= Richard Morris (editor) =

Welsh writer and editor (1703–1779)

Richard Morris (2 February 1703 - December 1779) was a Welsh writer and editor, a younger brother of Lewis Morris.

==Life==
Morris was born in Penrhos Lugwy, Anglesey, one of four notable brothers whose surviving correspondence is a valuable record of the time. They were brought up by Morris Prichard and Margaret Owen. The brothers were writers and collectors of literature and patrons of the contemporary poet Goronwy (or Gronwy) Owen.

Richard Morris set off for London on 1 August 1722, and only ever returned to Anglesey once. By 1728 he was well known in the London Welsh community, and was a steward at the annual St David's Day dinner of the "Society of Antient [sic] Britons". Richard got married in 1729. His brother Lewis came to London to work soon after he did; their brother William visited them in 1730, and their youngest brother John, who was a sailor, in 1735.

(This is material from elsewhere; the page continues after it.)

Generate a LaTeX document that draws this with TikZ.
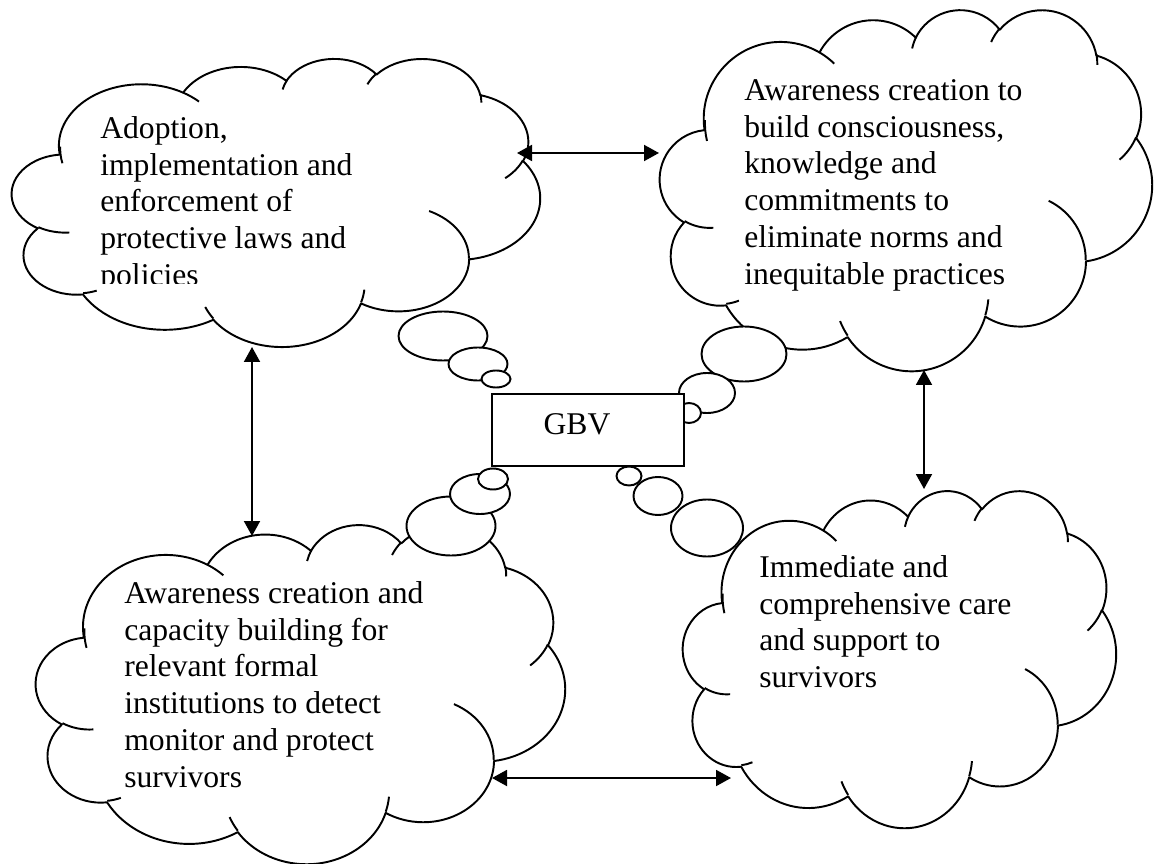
\documentclass[tikz,border=0pt]{standalone}
\usepackage{fontspec}
\setmainfont{Liberation Serif}
\usepackage{tikz}
\usetikzlibrary{positioning,calc,arrows.meta}

\newcommand\puff[4]{arc[x radius=#1, y radius=#2,
  start angle={atan2(#1*sin(#3),#2*cos(#3))},
  delta angle={mod(atan2(#1*sin(#3+#4),#2*cos(#3+#4))-atan2(#1*sin(#3),#2*cos(#3))+720,360)}]}

\newcommand\cloudoutline{(39.00,143.70)
  \puff{67.53}{91.90}{-190.4875}{123.7805}
  \puff{53.33}{72.67}{-144.1024}{89.9452}
  \puff{43.65}{59.45}{-145.8079}{99.7230}
  \puff{48.57}{65.95}{-130.9861}{117.2417}
  \puff{53.33}{72.73}{-78.7089}{109.0269}
  \puff{67.75}{92.20}{-46.2673}{130.2690}
  \puff{57.85}{78.67}{0.6250}{114.0333}
  \puff{67.52}{92.15}{22.4516}{115.1726}
  \puff{77.20}{105.43}{66.2426}{75.7110}
  \puff{43.60}{59.18}{-274.9421}{146.7356}
  \puff{43.45}{59.45}{-246.8285}{152.5189} -- cycle}

\newcommand\cloudhooks{(46.93,261.77) \puff{43.45}{59.45}{86.7420}{26.4295}
  (69.28,348.99) \puff{43.60}{59.18}{73.6105}{11.4475}
  (164.78,390.90) \puff{67.52}{92.15}{137.6242}{14.0811}
  (288.27,347.51) \puff{67.52}{92.15}{6.4533}{15.9984}
  (341.29,229.54) \puff{57.85}{78.67}{-70.2924}{70.9174}
  (417.98,153.54) \puff{53.33}{72.73}{30.3180}{27.7515}
  (383.24,54.26) \puff{48.57}{65.95}{-13.7443}{14.8547}
  (290.78,39.52) \puff{48.57}{65.95}{-149.1815}{18.1954}
  (221.41,47.20) \puff{43.65}{59.45}{-163.4943}{17.6864}
  (140.00,51.92) \puff{67.53}{91.90}{-66.7070}{12.3194}
  (41.27,157.89) \puff{67.53}{91.90}{162.0990}{21.1123}}

\newcommand\gbvcloud[4]{%
  \begin{scope}[shift={(#1,#2)},x=#3*0.02cm/432,y=-#4*0.02cm/432]
    \draw[cloudline,fill=white] \cloudoutline;
    \draw[cloudline] \cloudhooks;
  \end{scope}}

\begin{document}
\begin{tikzpicture}[x=0.02cm,y=-0.02cm,
  cloudline/.style={line width=1.1pt,line join=round},
  bubble/.style={draw,line width=1.1pt,fill=white},
  cloudtext/.style={anchor=north west,inner sep=0pt,align=left,font=\fontsize{18}{21}\selectfont},
  twoway/.style={{Triangle[length=0.3cm,width=0.32cm]}-{Triangle[length=0.3cm,width=0.32cm]},line width=1.1pt},
  gbvbox/.style={draw,line width=1.1pt,fill=white,minimum width=3.84cm,minimum height=1.44cm,inner sep=0pt}]

\fill[white] (0,0) rectangle (1155,864);
\useasboundingbox (0,0) rectangle (1155,864);

% laws and policies
\gbvcloud{12}{58}{528}{288}
\draw[bubble] (443,336) ellipse [x radius=44.5,y radius=24.5];
\draw[bubble] (478,364) ellipse [x radius=29.5,y radius=16.5];
\draw[bubble] (496,379) ellipse [x radius=14.5,y radius=8.5];
\begin{scope}
\clip (90,100) rectangle (480,284);
\node[cloudtext] (laws) at (100,112) {\strut Adoption,\\implementation and\\enforcement of\\protective laws and\\policies};
\end{scope}

% awareness creation
\gbvcloud{660}{9}{492}{361}
\draw[bubble] (744,354) ellipse [x radius=42.5,y radius=27.5];
\draw[bubble] (707,393) ellipse [x radius=28,y radius=20];
\draw[bubble] (689,413) ellipse [x radius=12,y radius=10];
\node[cloudtext] (aware) at (744,74) {\strut Awareness creation to\\build consciousness,\\knowledge and\\commitments to\\eliminate norms and\\inequitable practices};

% institutions
\gbvcloud{36}{524}{529}{339}
\draw[bubble] (451,526) ellipse [x radius=44.5,y radius=29.5];
\draw[bubble] (480,494) ellipse [x radius=30,y radius=20];
\draw[bubble] (493,479) ellipse [x radius=15,y radius=10.5];
\node[cloudtext] (inst) at (124,577) {\strut Awareness creation and\\capacity building for\\relevant formal\\institutions to detect\\monitor and protect\\survivors};

% care and support
\gbvcloud{683}{490}{433}{337}
\draw[bubble] (707,528) ellipse [x radius=36,y radius=28.5];
\draw[bubble] (658,496) ellipse [x radius=24.5,y radius=19];
\draw[bubble] (629,476) ellipse [x radius=12.5,y radius=9.5];
\node[cloudtext] (care) at (759,551) {\strut Immediate and\\comprehensive care\\and support to\\survivors};

% centre
\node[gbvbox] (gbv) at (588,430) {};
\node[anchor=base,inner sep=0pt,font=\fontsize{18}{21}\selectfont] (gbvlabel) at (577,434) {GBV};

% links
\coordinate (lawsE) at (517,153);
\coordinate (awareW) at (659,153);
\coordinate (lawsS) at (252,347);
\coordinate (instN) at (252,536);
\coordinate (awareS) at (924,370);
\coordinate (careN) at (924,489);
\coordinate (instE) at (492,778);
\coordinate (careW) at (731,778);
\draw[twoway] (lawsE) -- (awareW);
\draw[twoway] (lawsS) -- (instN);
\draw[twoway] (awareS) -- (careN);
\draw[twoway] (instE) -- (careW);
\end{tikzpicture}
\end{document}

In 1734 Richard got into difficulty after standing surety for a friend who went bankrupt; as a result he spent some time in the King's Bench Prison. His brother Lewis blamed this on the way "he neglected his wife and children to help others". Eventually he was given a loan by Owen Meyrick of Bodorgan, who seems to have helped him back into employment. His wife died in 1740, and he married again the following year. From one of his marriages he had a daughter called Marian.

By the 1740s, Morris was being employed by the Bishop of Bangor as a proof-reader for Welsh pamphlets. He also obtained a post as a clerk in the navy office, where he ultimately became chief clerk of foreign accounts in 1757. His second wife died in 1750 and he married again, his third wife's name being Elizabeth. He is believed to have had ten children from this third marriage, two of whom were daughters named Angharad and Margaret. A son, Richard (born 1762), was sent to be brought up by an aunt in Wales.

In the 1760s he is recorded as selling books from his place of work, on behalf of Thomas Pennant, who shared his profits with the Welsh charity school in Clerkenwell, London. He had a house in Stepney, but in 1763 he moved his family to the precincts of the Tower of London, close to where his office was.

While working at the Navy Office, Morris became close friends with fellow clerk Wil(l)iam Parry, who was also from Anglesey and would become secretary to the Cymmrodorion Society in 1755. Parry and Morris worked closely together in the Department of Foreign Accounts. Richard's eldest brother, Lewis Morris, died in 1765, and in the following year Richard Morris made his only visit home, when he called on his brother Lewis's widow at Penbryn.

After Elizabeth's death in 1772, Richard Morris married for a fourth time, to a Stepney widow named Mary Major. As his health began to fail, he was allowed to take lodgings at the Welsh School in Gray's Inn Road.

==Work==
Morris was involved in preparing the editions of the Welsh Bible printed in 1746 and 1752. These were issued by the Society for Promoting Christian Knowledge, in answer to the appeal of Griffith Jones of Llanddowror, Carmarthenshire, for a supply of bibles for his travelling free schools. Rhisiart Morys not only supervised the orthography, but added tables of Jewish weights and measures. He also issued an illustrated translation into Welsh of the Book of Common Prayer.

He was a leading figure among London Welshmen, and on the establishment of the original Cymmrodorion Society in September 1751 became its president. He employed Goronwy Owen to translate the rules of the society into Welsh. Sir William Jones employed Morris himself to catalogue the library of Moses Williams. His son, Richard, was involved in the posthumous publication of Lewis Morris's Celtic Remains.

==Death and legacy==
After long service, Morris was able to retire, and he died at the Tower of London in 1779. William Parry was named as the executor of his will, but predeceased him.

Richard Morris was buried at the church of St George in the East, alongside his third wife Elizabeth and some of their children. He left his collection of manuscripts to the Welsh School and they were later given to the British Library. Following his death, the Society of Cymmdodorion offered a silver medal for the best elegy on its late President; the contest has been as a forerunner of the National Eisteddfod of Wales.